[Required task] Omit all images, then return the remaining material exactly as it stands.

[Data segment]

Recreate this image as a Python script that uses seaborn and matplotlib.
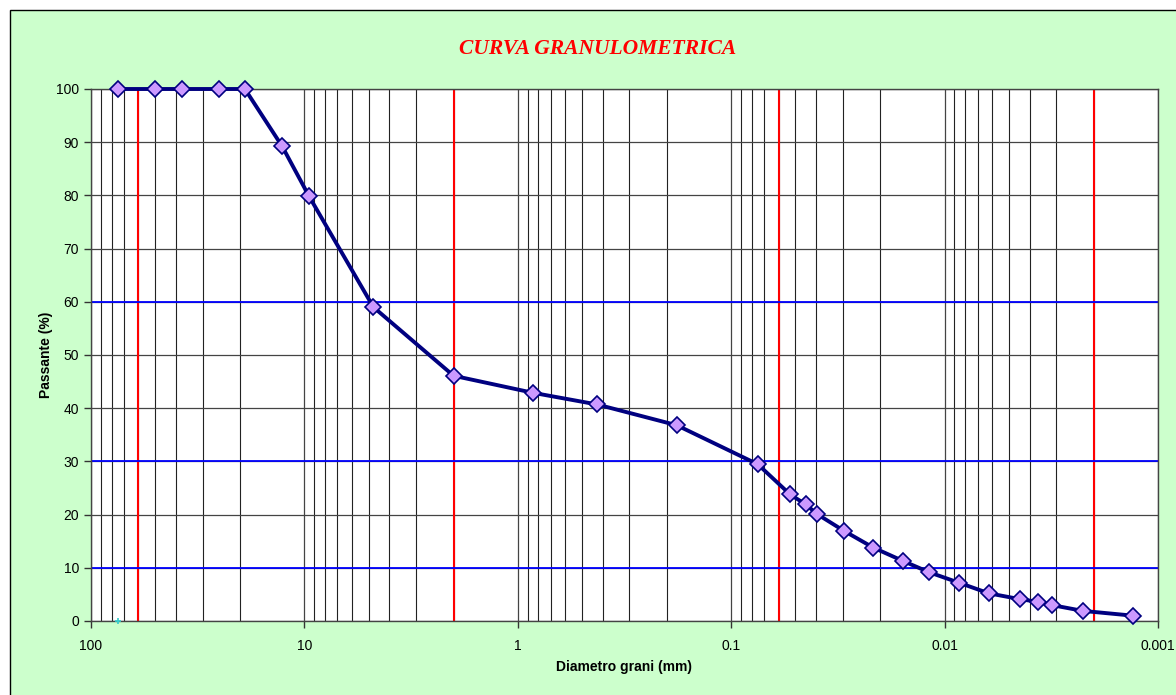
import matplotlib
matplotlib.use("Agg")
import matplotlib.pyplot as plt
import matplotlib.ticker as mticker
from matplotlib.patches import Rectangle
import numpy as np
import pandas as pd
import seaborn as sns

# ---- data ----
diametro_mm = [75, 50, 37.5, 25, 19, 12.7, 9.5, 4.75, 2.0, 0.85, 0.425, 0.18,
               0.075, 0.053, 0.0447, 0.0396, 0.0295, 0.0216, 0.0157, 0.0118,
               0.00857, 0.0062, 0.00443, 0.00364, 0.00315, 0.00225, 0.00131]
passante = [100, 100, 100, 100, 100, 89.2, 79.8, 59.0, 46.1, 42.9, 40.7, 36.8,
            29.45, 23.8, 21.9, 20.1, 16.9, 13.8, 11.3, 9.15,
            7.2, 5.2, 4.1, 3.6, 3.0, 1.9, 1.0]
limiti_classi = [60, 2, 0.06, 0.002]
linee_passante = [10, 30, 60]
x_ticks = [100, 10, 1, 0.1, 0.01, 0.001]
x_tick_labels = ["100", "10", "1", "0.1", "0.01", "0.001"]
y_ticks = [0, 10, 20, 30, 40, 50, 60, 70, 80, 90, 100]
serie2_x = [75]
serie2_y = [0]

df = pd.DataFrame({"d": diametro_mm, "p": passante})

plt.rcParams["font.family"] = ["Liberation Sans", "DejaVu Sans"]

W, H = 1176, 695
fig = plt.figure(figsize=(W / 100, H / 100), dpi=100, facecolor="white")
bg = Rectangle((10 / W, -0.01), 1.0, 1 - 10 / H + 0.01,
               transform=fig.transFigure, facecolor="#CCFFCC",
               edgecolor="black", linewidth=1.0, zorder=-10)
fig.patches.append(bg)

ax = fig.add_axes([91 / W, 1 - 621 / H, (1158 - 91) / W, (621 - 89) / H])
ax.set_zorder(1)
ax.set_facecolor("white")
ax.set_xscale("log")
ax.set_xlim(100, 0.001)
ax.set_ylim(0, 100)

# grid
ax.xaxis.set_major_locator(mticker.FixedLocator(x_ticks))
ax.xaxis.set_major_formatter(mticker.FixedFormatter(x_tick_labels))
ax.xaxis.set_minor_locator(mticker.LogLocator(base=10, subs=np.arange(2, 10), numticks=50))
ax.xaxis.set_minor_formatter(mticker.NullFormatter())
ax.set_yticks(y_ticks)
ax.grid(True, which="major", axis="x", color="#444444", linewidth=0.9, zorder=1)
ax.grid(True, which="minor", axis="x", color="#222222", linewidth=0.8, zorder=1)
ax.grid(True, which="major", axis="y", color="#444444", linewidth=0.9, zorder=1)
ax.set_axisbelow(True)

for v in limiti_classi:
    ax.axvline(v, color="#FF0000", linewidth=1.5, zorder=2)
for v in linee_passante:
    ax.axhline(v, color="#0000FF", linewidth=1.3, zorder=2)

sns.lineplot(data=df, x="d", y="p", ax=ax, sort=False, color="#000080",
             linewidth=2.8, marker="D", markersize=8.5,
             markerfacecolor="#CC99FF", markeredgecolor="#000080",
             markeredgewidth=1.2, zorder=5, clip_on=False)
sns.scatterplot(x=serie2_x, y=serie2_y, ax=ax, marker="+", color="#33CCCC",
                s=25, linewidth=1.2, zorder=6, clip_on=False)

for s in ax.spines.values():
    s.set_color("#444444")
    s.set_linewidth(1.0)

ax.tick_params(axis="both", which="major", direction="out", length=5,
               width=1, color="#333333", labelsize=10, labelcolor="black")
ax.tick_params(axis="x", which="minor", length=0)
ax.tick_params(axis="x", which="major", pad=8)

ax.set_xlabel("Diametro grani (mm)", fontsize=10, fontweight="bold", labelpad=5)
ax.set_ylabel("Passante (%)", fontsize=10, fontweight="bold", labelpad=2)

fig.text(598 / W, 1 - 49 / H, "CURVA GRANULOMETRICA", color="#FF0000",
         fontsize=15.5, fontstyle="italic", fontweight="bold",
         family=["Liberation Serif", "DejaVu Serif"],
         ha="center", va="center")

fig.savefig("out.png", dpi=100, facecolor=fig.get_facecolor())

[Response to the task]
Recreate this image as a Python script that uses seaborn and matplotlib.
import matplotlib
matplotlib.use("Agg")
import matplotlib.pyplot as plt
import matplotlib.ticker as mticker
from matplotlib.patches import Rectangle
import numpy as np
import pandas as pd
import seaborn as sns

# ---- data ----
diametro_mm = [75, 50, 37.5, 25, 19, 12.7, 9.5, 4.75, 2.0, 0.85, 0.425, 0.18,
               0.075, 0.053, 0.0447, 0.0396, 0.0295, 0.0216, 0.0157, 0.0118,
               0.00857, 0.0062, 0.00443, 0.00364, 0.00315, 0.00225, 0.00131]
passante = [100, 100, 100, 100, 100, 89.2, 79.8, 59.0, 46.1, 42.9, 40.7, 36.8,
            29.45, 23.8, 21.9, 20.1, 16.9, 13.8, 11.3, 9.15,
            7.2, 5.2, 4.1, 3.6, 3.0, 1.9, 1.0]
limiti_classi = [60, 2, 0.06, 0.002]
linee_passante = [10, 30, 60]
x_ticks = [100, 10, 1, 0.1, 0.01, 0.001]
x_tick_labels = ["100", "10", "1", "0.1", "0.01", "0.001"]
y_ticks = [0, 10, 20, 30, 40, 50, 60, 70, 80, 90, 100]
serie2_x = [75]
serie2_y = [0]

df = pd.DataFrame({"d": diametro_mm, "p": passante})

plt.rcParams["font.family"] = ["Liberation Sans", "DejaVu Sans"]

W, H = 1176, 695
fig = plt.figure(figsize=(W / 100, H / 100), dpi=100, facecolor="white")
bg = Rectangle((10 / W, -0.01), 1.0, 1 - 10 / H + 0.01,
               transform=fig.transFigure, facecolor="#CCFFCC",
               edgecolor="black", linewidth=1.0, zorder=-10)
fig.patches.append(bg)

ax = fig.add_axes([91 / W, 1 - 621 / H, (1158 - 91) / W, (621 - 89) / H])
ax.set_zorder(1)
ax.set_facecolor("white")
ax.set_xscale("log")
ax.set_xlim(100, 0.001)
ax.set_ylim(0, 100)

# grid
ax.xaxis.set_major_locator(mticker.FixedLocator(x_ticks))
ax.xaxis.set_major_formatter(mticker.FixedFormatter(x_tick_labels))
ax.xaxis.set_minor_locator(mticker.LogLocator(base=10, subs=np.arange(2, 10), numticks=50))
ax.xaxis.set_minor_formatter(mticker.NullFormatter())
ax.set_yticks(y_ticks)
ax.grid(True, which="major", axis="x", color="#444444", linewidth=0.9, zorder=1)
ax.grid(True, which="minor", axis="x", color="#222222", linewidth=0.8, zorder=1)
ax.grid(True, which="major", axis="y", color="#444444", linewidth=0.9, zorder=1)
ax.set_axisbelow(True)

for v in limiti_classi:
    ax.axvline(v, color="#FF0000", linewidth=1.5, zorder=2)
for v in linee_passante:
    ax.axhline(v, color="#0000FF", linewidth=1.3, zorder=2)

sns.lineplot(data=df, x="d", y="p", ax=ax, sort=False, color="#000080",
             linewidth=2.8, marker="D", markersize=8.5,
             markerfacecolor="#CC99FF", markeredgecolor="#000080",
             markeredgewidth=1.2, zorder=5, clip_on=False)
sns.scatterplot(x=serie2_x, y=serie2_y, ax=ax, marker="+", color="#33CCCC",
                s=25, linewidth=1.2, zorder=6, clip_on=False)

for s in ax.spines.values():
    s.set_color("#444444")
    s.set_linewidth(1.0)

ax.tick_params(axis="both", which="major", direction="out", length=5,
               width=1, color="#333333", labelsize=10, labelcolor="black")
ax.tick_params(axis="x", which="minor", length=0)
ax.tick_params(axis="x", which="major", pad=8)

ax.set_xlabel("Diametro grani (mm)", fontsize=10, fontweight="bold", labelpad=5)
ax.set_ylabel("Passante (%)", fontsize=10, fontweight="bold", labelpad=2)

fig.text(598 / W, 1 - 49 / H, "CURVA GRANULOMETRICA", color="#FF0000",
         fontsize=15.5, fontstyle="italic", fontweight="bold",
         family=["Liberation Serif", "DejaVu Serif"],
         ha="center", va="center")

fig.savefig("out.png", dpi=100, facecolor=fig.get_facecolor())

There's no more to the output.